The myopathies are neuromuscular disorders in which the primary symptom is muscle weakness due to dysfunction of muscle fiber. Other symptoms of myopathy can include include muscle cramps, stiffness, and spasm. Myopathies can be inherited (such as the muscular dystrophies) or acquired (such as common muscle cramps). Myopathies are grouped as follows: congenital myopathies : characterized by developmental delays in motor skills; skeletal and facial abnormalities are occasionally evident at birth muscular dystrophies : characterized by progressive weakness in voluntary muscles; sometimes evident at birth mitochondrial myopathies : caused by genetic abnormalities in mitochondria, cellular structures that control energy; include Kearns-Sayre syndrome, MELAS and MERRF glycogen storage diseases of muscle : caused by mutations in genes controlling enzymes that metabolize glycogen and glucose (blood sugar); include Pompe's, Andersen's and Cori's diseases myoglobinurias : caused by disorders in the metabolism of a fuel (myoglobin) necessary for muscle work; include McArdle, Tarui, and DiMauro diseases dermatomyositis : an inflammatory myopathy of skin and muscle myositis ossificans : characterized by bone growing in muscle tissue familial periodic paralysis : characterized by episodes of weakness in the arms and legs polymyositis, inclusion body myositis, and related myopathies : inflammatory myopathies of skeletal muscle neuromyotonia : characterized by alternating episodes of twitching and stiffness; and stiff-man syndrome: characterized by episodes of rigidity and reflex spasms common muscle cramps and stiffness, and tetany: characterized by prolonged spasms of the arms and legs

Treatments for the myopathies depend on the disease or condition and specific causes.
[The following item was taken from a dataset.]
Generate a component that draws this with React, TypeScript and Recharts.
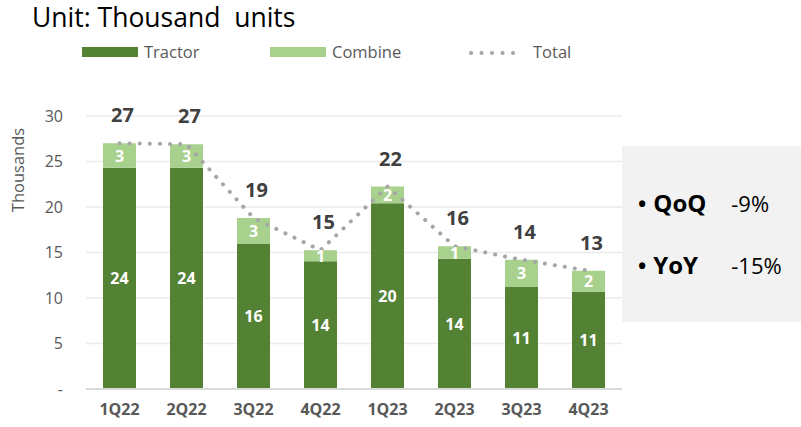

Supportive and symptomatic treatment may be the only treatment available or necessary for some disorders. Treatment for other disorders may include drug therapy, such as immunosuppressives, physical therapy, bracing to support weakened muscles, and surgery.

The prognosis for individuals with a myopathy varies. Some individuals have a normal life span and little or no disability. For others, however, the disorder may be progressive, severely disabling, life-threatening, or fatal.